Es una virtud que nos protege del desánimo y del desaliento, tan extendido hoy en muchos ambientes; nos sostiene en la prueba y en los momentos en que parece que estamos por desfallecer. Así mismo, nos abre el corazón hacia la espera de la bienaventuranza eterna, preservándonos del egoísmo y conduciéndonos hacia la caridad (cf. Catecismo de la Iglesia Católica, n. 1818).
Hace unos días, hablando con unas familias, salió el tema de la esperanza y cómo se relaciona esta virtud con la de la fortaleza. Me decía uno de ellos, a partir de su experiencia, que quien espera se fortalece en las dificultades y que logra metas que jamás hubiera sospechado alcanzar. Cuando vemos la meta, aunque no hayamos llegado aún y ya estemos cansados, nos alegramos al saber que todo ha valido la pena y que nada se compara con la experiencia del cielo que anhelamos alcanzar un día. La esperanza no nos saca de la realidad.
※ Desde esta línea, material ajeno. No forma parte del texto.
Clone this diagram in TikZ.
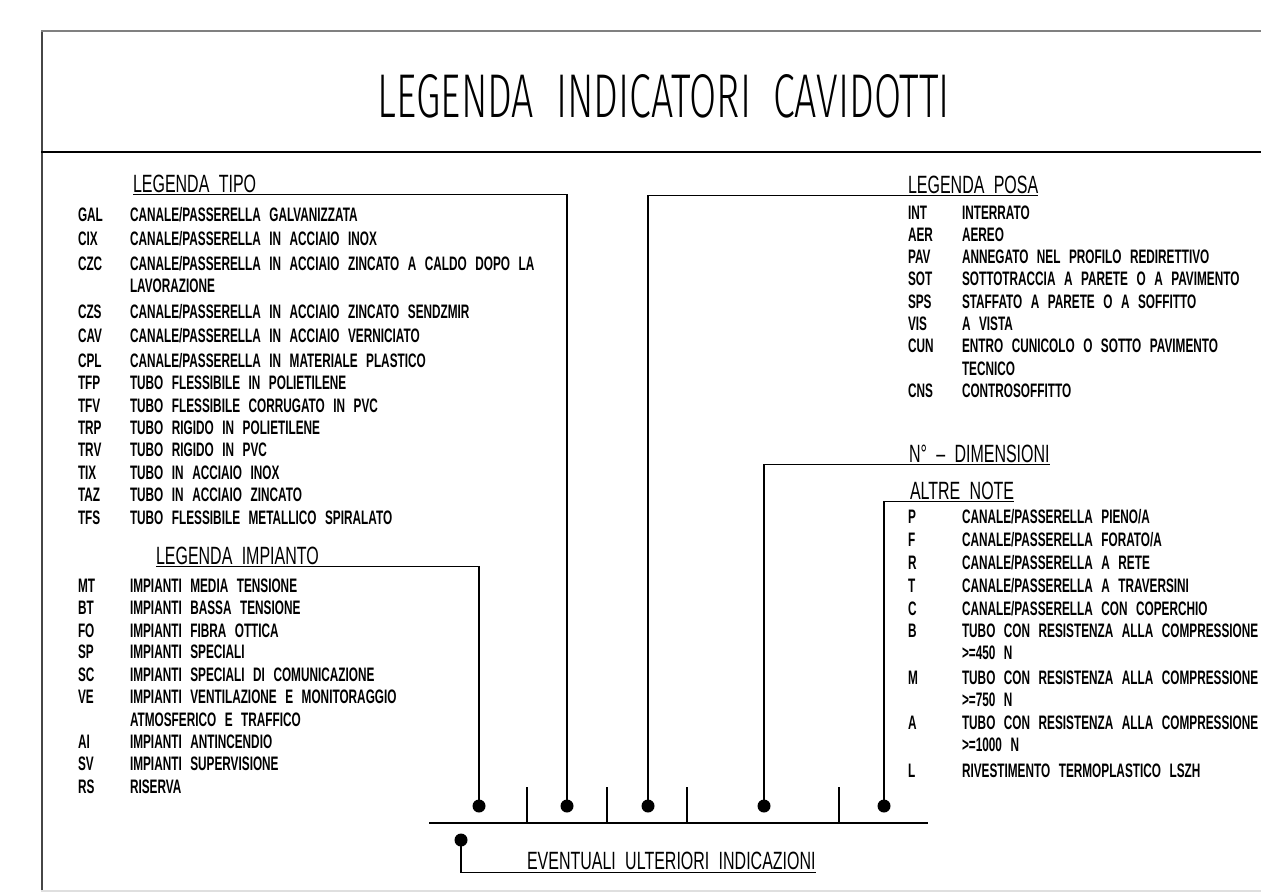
\documentclass[tikz,border=0pt]{standalone}
\usepackage{fontspec}
\usepackage{graphicx}
\setmainfont{Liberation Sans}
\newfontfamily\cadbody[FakeStretch=0.605,WordSpace=2.6]{Liberation Sans}
\newfontfamily\cadhead[FakeStretch=0.64,WordSpace=2.1]{Liberation Sans}
\newfontfamily\cadtitle{Fira Sans Light}

\tikzset{
  txt/.style={anchor=base west, inner sep=0pt, outer sep=0pt, font=\cadbody\fontsize{19.5}{23}\selectfont\bfseries},
  head/.style={anchor=base west, inner sep=0pt, outer sep=0pt, font=\cadhead\fontsize{25}{30}\selectfont},
  conn/.style={line width=1.6pt, black},
  dotnode/.style={circle, fill=black, draw=none, inner sep=0pt, minimum size=13pt},
  tick/.style={line width=1.4pt, black},
  baseline/.style={line width=1.8pt, black},
}
\newcommand\rowL[4]{\node[txt] (#1c) at (78,#2) {#3}; \node[txt] (#1d) at (130,#2) {#4};}
\newcommand\rowR[4]{\node[txt] (#1c) at (908,#2) {#3}; \node[txt] (#1d) at (962,#2) {#4};}

\begin{document}
\begin{tikzpicture}[x=1pt,y=-1pt]
\useasboundingbox (0,0) rectangle (1261,892);
\fill[white] (0,0) rectangle (1261,892);

% frame
\draw[line width=2pt, gray!55!black] (41.5,31) -- (41.5,892);
\draw[line width=2pt, gray] (41,31) -- (1261,31);
\draw[line width=2.6pt, black] (41,152) -- (1261,152);
\draw[line width=2pt, gray!25] (41,891) -- (1261,891);

% title
\node[inner sep=0pt] (title) at (664,96.5) {\resizebox{572pt}{43pt}{\cadtitle LEGENDA\ \ INDICATORI\ \ CAVIDOTTI}};

% LEGENDA TIPO
\node[head] (tipo) at (133,192) {LEGENDA TIPO};
\rowL{gal}{221}{GAL}{CANALE/PASSERELLA GALVANIZZATA}
\rowL{cix}{245}{CIX}{CANALE/PASSERELLA IN ACCIAIO INOX}
\rowL{czc}{270}{CZC}{CANALE/PASSERELLA IN ACCIAIO ZINCATO A CALDO DOPO LA}
\node[txt] (lav) at (130,292) {LAVORAZIONE};
\rowL{czs}{318}{CZS}{CANALE/PASSERELLA IN ACCIAIO ZINCATO SENDZMIR}
\rowL{cav}{342}{CAV}{CANALE/PASSERELLA IN ACCIAIO VERNICIATO}
\rowL{cpl}{367}{CPL}{CANALE/PASSERELLA IN MATERIALE PLASTICO}
\rowL{tfp}{389}{TFP}{TUBO FLESSIBILE IN POLIETILENE}
\rowL{tfv}{412}{TFV}{TUBO FLESSIBILE CORRUGATO IN PVC}
\rowL{trp}{434}{TRP}{TUBO RIGIDO IN POLIETILENE}
\rowL{trv}{456}{TRV}{TUBO RIGIDO IN PVC}
\rowL{tix}{479}{TIX}{TUBO IN ACCIAIO INOX}
\rowL{taz}{501}{TAZ}{TUBO IN ACCIAIO ZINCATO}
\rowL{tfs}{524}{TFS}{TUBO FLESSIBILE METALLICO SPIRALATO}

% LEGENDA IMPIANTO
\node[head] (imp) at (156,564) {LEGENDA IMPIANTO};
\rowL{mt}{592}{MT}{IMPIANTI MEDIA TENSIONE}
\rowL{bt}{614}{BT}{IMPIANTI BASSA TENSIONE}
\rowL{fo}{637}{FO}{IMPIANTI FIBRA OTTICA}
\rowL{sp}{658}{SP}{IMPIANTI SPECIALI}
\rowL{sc}{681}{SC}{IMPIANTI SPECIALI DI COMUNICAZIONE}
\rowL{ve}{703}{VE}{IMPIANTI VENTILAZIONE E MONITORAGGIO}
\node[txt] (atm) at (130,726) {ATMOSFERICO E TRAFFICO};
\rowL{ai}{748}{AI}{IMPIANTI ANTINCENDIO}
\rowL{sv}{770}{SV}{IMPIANTI SUPERVISIONE}
\rowL{rs}{793}{RS}{RISERVA}

% LEGENDA POSA
\node[head] (posa) at (908,193) {LEGENDA POSA};
\rowR{int}{219}{INT}{INTERRATO}
\rowR{aer}{241}{AER}{AEREO}
\rowR{pav}{263}{PAV}{ANNEGATO NEL PROFILO REDIRETTIVO}
\rowR{sot}{285}{SOT}{SOTTOTRACCIA A PARETE O A PAVIMENTO}
\rowR{sps}{308}{SPS}{STAFFATO A PARETE O A SOFFITTO}
\rowR{vis}{330}{VIS}{A VISTA}
\rowR{cun}{352}{CUN}{ENTRO CUNICOLO O SOTTO PAVIMENTO}
\node[txt] (tec) at (962,375) {TECNICO};
\rowR{cns}{397}{CNS}{CONTROSOFFITTO}

% N DIMENSIONI
\node[head] (dim) at (909,462) {N° – DIMENSIONI};

% ALTRE NOTE
\node[head] (note) at (910,499) {ALTRE NOTE};
\rowR{p}{523}{P}{CANALE/PASSERELLA PIENO/A}
\rowR{f}{546}{F}{CANALE/PASSERELLA FORATO/A}
\rowR{r}{569}{R}{CANALE/PASSERELLA A RETE}
\rowR{t}{592}{T}{CANALE/PASSERELLA A TRAVERSINI}
\rowR{c}{615}{C}{CANALE/PASSERELLA CON COPERCHIO}
\rowR{b}{637}{B}{TUBO CON RESISTENZA ALLA COMPRESSIONE}
\node[txt] (b2) at (962,659) {>=450 N};
\rowR{m}{684}{M}{TUBO CON RESISTENZA ALLA COMPRESSIONE}
\node[txt] (m2) at (962,706) {>=750 N};
\rowR{a}{729}{A}{TUBO CON RESISTENZA ALLA COMPRESSIONE}
\node[txt] (a2) at (962,751) {>=1000 N};
\rowR{l}{777}{L}{RIVESTIMENTO TERMOPLASTICO LSZH}

% code bar
\coordinate (barL) at (429,823);
\coordinate (barR) at (928,823);
\draw[baseline] (barL) -- (barR);
\foreach \tx in {527,607,687,839} \draw[tick] (\tx,787) -- (\tx,823);

\node[dotnode] (dimp) at (479,806) {};
\node[dotnode] (dtipo) at (567,806) {};
\node[dotnode] (dposa) at (648,806) {};
\node[dotnode] (ddim) at (764,806) {};
\node[dotnode] (dnote) at (884,806) {};
\node[dotnode] (devt) at (461,840) {};

% bottom heading
\node[head] (evt) at (527,869) {EVENTUALI ULTERIORI INDICAZIONI};

% connectors
\draw[conn] ([yshift=-2.5pt]tipo.base west) -| (dtipo.center);
\draw[conn] ([yshift=-2.5pt]imp.base west) -| (dimp.center);
\draw[conn] (dposa.center) |- ([yshift=-2.5pt]posa.base east);
\draw[conn] (ddim.center) |- ([yshift=-2.5pt]dim.base east);
\draw[conn] (dnote.center) |- ([yshift=-2.5pt]note.base east);
\draw[conn] (devt.center) |- ([yshift=-3.5pt]evt.base east);
\end{tikzpicture}
\end{document}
Al contrario, nos hace vivir las realidades temporales con realismo y con sentido práctico también. «La mirada en el cielo y los pies bien puestos en la tierra», como se dice. Porque el que espera, es muy buen compañero de camino para sus hermanos. La esperanza nos hace vivir cada día como si fuese el único día de nuestras vidas, dejando el pasado en las manos de Dios, viviendo el presente y aprovechando cada minuto; proyectando el futuro, que siempre será incierto, con la certeza de que no podemos estar en mejores manos que en aquellas de quien nos ha creado para salvarnos y de quien nos ha rescatado para llevarnos a casa.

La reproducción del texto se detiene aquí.